#ECTRIMS2021 – Quitting Smoking May Help Slow MS Progression
Editor’s note: The Multiple Sclerosis News Today team is providing in-depth coverage of the virtual 37th Congress of the European Committee for Treatment and Research in Multiple Sclerosis (ECTRIMS), Oct. 13–15. Go here to see the latest stories from the conference.
Multiple sclerosis (MS) patients who quit smoking show a slower rate of disease progression than those who continue to smoke, according to a large real-world study in the U.K.
Moreover, disease progression in former smokers was found to be comparable to that of people who had never smoked, highlighting the beneficial effect of smoking cessation in this patient population, according to researchers.
“When smokers quit, there is a slowing in the rate of motor disability deterioration so that it matches the rate of motor decline in those who have never smoked,” the researchers wrote.
The takeaway: “Smoking cessation is beneficial for people with MS.”
These findings were shared by Jeff Rodgers, PhD, of the Swansea University Medical School, in the U.K, at the 37th Congress of the European Committee for Treatment and Research in Multiple Sclerosis (ECTRIMS), running virtually Oct. 13-15.
The oral presentation was titled “The impact of smoking cessation on multiple sclerosis disease progression.” The findings were simultaneously published in the journal Brain.
A large body of evidence supports smoking as an influencing factor of MS development and progression. However, whether smoking cessation has a beneficial effect on disease progression over time remains unclear.
To address this knowledge gap, Rodgers and other researchers with the UK MS Register analyzed data from adults with MS participating in the register study — established in 2010 by the Swansea University Medical School, in Wales, and funded by the MS Society UK.
Demographic, lifestyle, and patient-reported outcome (PRO) data were collected between 2011 and 2020 on a biannual basis.

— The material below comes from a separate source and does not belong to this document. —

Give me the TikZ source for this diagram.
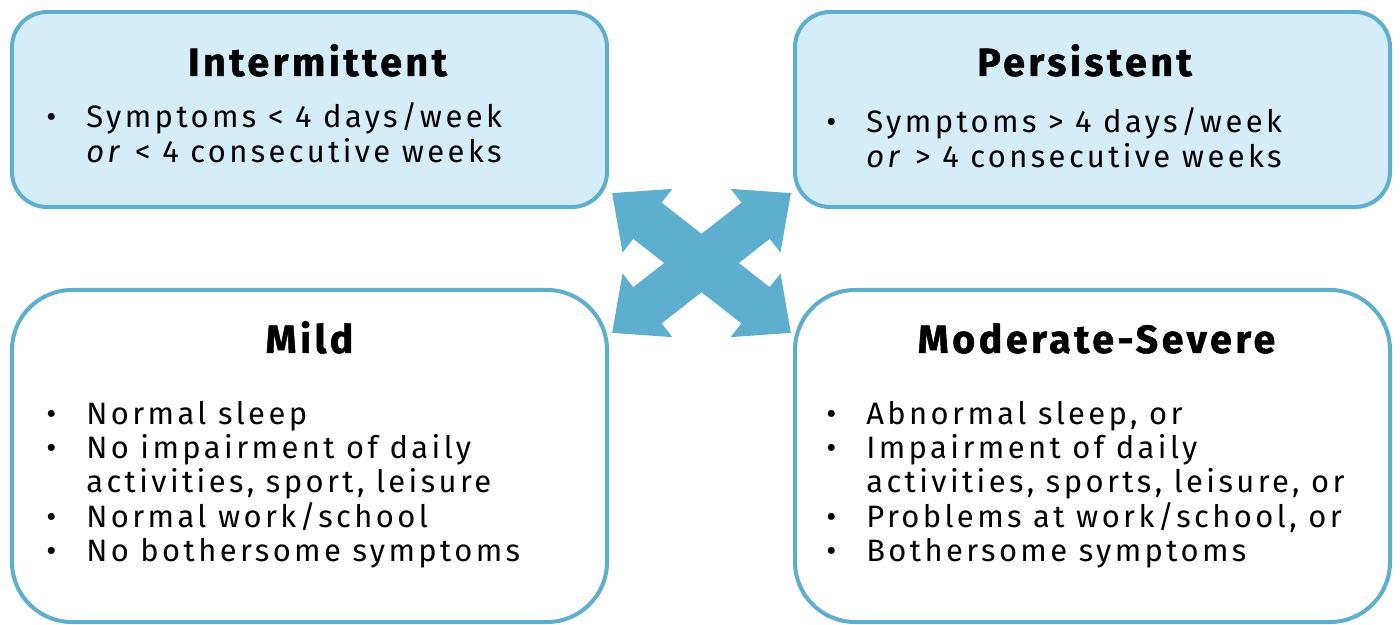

The study’s main goals were to assess the effect of smoking status in three PROs, one of them the MS Physical Impact Scale (MSIS-29-Phys), which measures the impact of disease on motor skills. The other PROs were the MS Walking Scale (MSWS-12), a measure of MS impact on walking abilities, and the Hospital Anxiety and Depression Scale (HADS-Anxiety and HADS-Depression), a general assessment of anxiety and depression.
For all measures, higher scores indicate greater disability.
A total of 7,983 patients provided information on their smoking status and had completed at least one of the PROs. Nearly half (48.3%) had never smoked, while 35.3% were former smokers, and 16.5% were active smokers.
The results showed that, at the study’s start, current smokers “were younger and had higher median anxiety and depression scores,” while former and current smokers “had a higher level of disability” than never smokers, Rodgers said.
After adjusting for influencing factors — such as daily smoking level, age, sex, ethnicity, and disease duration and type — the researchers found that active smokers had 3–4% higher scores for all PROs relative to those who had never smoked, indicating higher disability and poorer mental health.
There were no major differences between former and never smokers in terms of walking abilities at the study’s start.
In addition, in both former and current smokers, the more cigarettes previously or currently smoked per day, the higher the PRO scores — except for anxiety in former smokers, which was stable across all smoking levels.
When analyzing the data of a subset of 923 MS patients who had annual records over five years, the team found that motor disability and depression significantly worsened over time, regardless of smoking status, while anxiety remained generally stable.
However, at the study’s start, motor and walking difficulties were greater in both former and current smokers, compared with patients who had never smoked.
Over time, former smokers had comparable anxiety and depression to never smokers and showed a slower motor disability progression than active smokers — approaching that of patients who had never smoked. Current smokers consistently showed significantly worse motor disability and mood, relative to the other two groups.
Next, the researchers evaluated whether smoking status influenced time to disease worsening or progression among 4,642 participants with at least three assessments spaced no more than nine months apart.
Disease progression was defined as a 10-point increase in the MSIS-29-Phys and MSWS-12 scores, or a two-point increase in the HADS-anxiety and HADS-Depression score — both of which are considered clinically relevant.
After adjusting for the same influencing factors, the results showed that current smokers “were between [25-30%] more likely to have a progression event than never smokers,” Rodgers said.
Also, there was no statistically significant difference in the rate of disease worsening between former and never smokers.
These findings suggest that “smoking causes real disability progression and mood worsening for people with MS, but when you stop smoking, that worsening stops as well,” Rodgers said.
“This is a very important and hopeful message to people with MS,” Rodgers concluded.
In the published study, the researchers noted that the number of former smokers among MS patients in the registry is higher than the national average.
“This suggests that [people with MS] may not be receiving sufficient encouragement and support to stop,” they wrote.
“This failure is in common with a number of other conditions in which smoking is known to have a negative impact,” they added, noting that “recognition of such a failure has led to calls for advice about smoking cessation to be included in standard clinical guidelines.”
The team said their findings “have provided further impetus for [people with MS] to stop smoking.”